Gov. Phil Scott has been wearing out the old veto pen this year. He’s rejected a total of 11 bills this year, bringing his lifetime total to 35 according to VTDigger. He has nearly doubled the previous record-holder, Howard Dean, who amassed his 20 vetoes in 11 years. It’s taken Scott less than six years to rack up 35.
Scott has vetoed bills on questionable grounds before. But number 35 may be his dumbest one to date. H.728 would have ordered studies of a number of drug-related issues. But the one Scott objected to was a study of overdose prevention sites — places where people can use illicit drugs without fear of arrest.
I mean, c’mon, a study? The Legislature’s time-honored strategy for postponing tough decisions? What’s so objectionable about preparing a report that’s probably going to wind up sitting on a shelf gathering dust, or whatever the digital equivalent might be?
Well, if you look at his veto message, it appears that he misinterpreted the bill in a very fundamental way.
Scott wrote that the bill “directs the Administration to design a plan for the implementation of one or more overdose prevention sites.” Later in his message he wrote that H.728 “proposes to shift state policy and financial resources away from prevention and toward unproven strategies such as overdose prevention sites.”

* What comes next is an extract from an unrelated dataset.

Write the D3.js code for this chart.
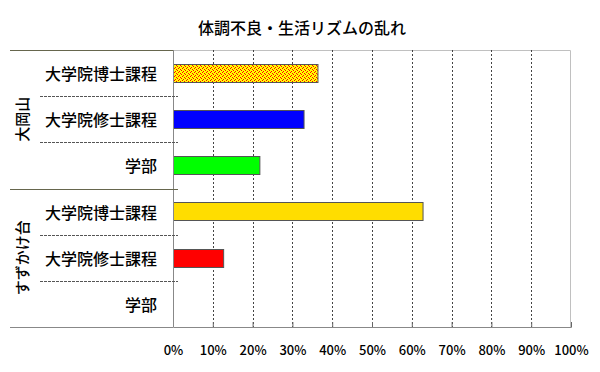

The bill does none of those things.
H.728 would have required the Health Department to look into “the feasibility and costs of designating organizations to deliver peer-operated needle exchange.” It did not mandate “a plan for implementation,” and it most definitely did not propose “to shift state policy.”
The only tidbit of truth in the governor’s reasoning is the thing about “financial resources.” It would require some staff time to prepare a study. But Vermont departments and agencies do these things all the time! Gathering information and reporting to the Legislature is part of the job.
I suspect that Scott’s true motivation is antipathy toward safe injection sites. If his people do a study, it might show that the idea has merit. That’d make it tougher to hold a hard line while retaining his fig leaf of moderation.
In his veto message, Scott refers frequently to “unproven” or “experimental” strategies. And then he acknowledges that there is, in fact, evidence suggesting the programs work. But he’s got a ready excuse: the evidence “is for sites located in large cities, so it’s not applicable to the vast majority of Vermont.”
That’s quite the leap he took there. The processes of addiction are not limited to “large cities,” nor is there any reason to believe that metropolitan substance use disorders are different from small-town and rural disorders. If a safe injection site works in one place, it ought to work elsewhere.
Phil Scott is doubling down on his resistance even as record numbers of Vermonters are dying of overdoses. He doesn’t even want a study until we’ve had time to sort out the effectiveness of “the experimental decriminalization of buprenorphine” that he signed into law last year.
Maybe, just maybe, in the face of a substance use crisis — which we are clearly experiencing — it’s time to stop the slow-play and DO SOMETHING. I mean, Scott is always eager to implement unproven economic-development policies like new worker grant programs, tax breaks and subsidies for businesses, and tax increment financing districts.
Or maybe Scott should do it for the sake of his much-beloved rural Vermont. The Addiction Center:
While most people tend to think of large cities and urban areas as being a mecca for drug use and alcohol abuse, the number of people addicted to illicit and mind-altering substances is on the rise and, in some cases, even more prevalent in rural areas.
In fact, the problem is likely worse in rural areas. The Addiction Center observes that “in urban areas, treatment centers are significantly more accessible.” Rural areas tend to go begging, its residents suffering and dying in the shadows. If Scott cared about rural Vermont more than he cares about his outdated moralistic approach to drug issues, he’d be leading the charge instead of making himself an obstacle.
Scott’s almost certain Democratic opponent, Brenda Siegel, is a warrior on substance use issues. She will hold his feet to the fire. Too bad if that makes him a little uncomfortable.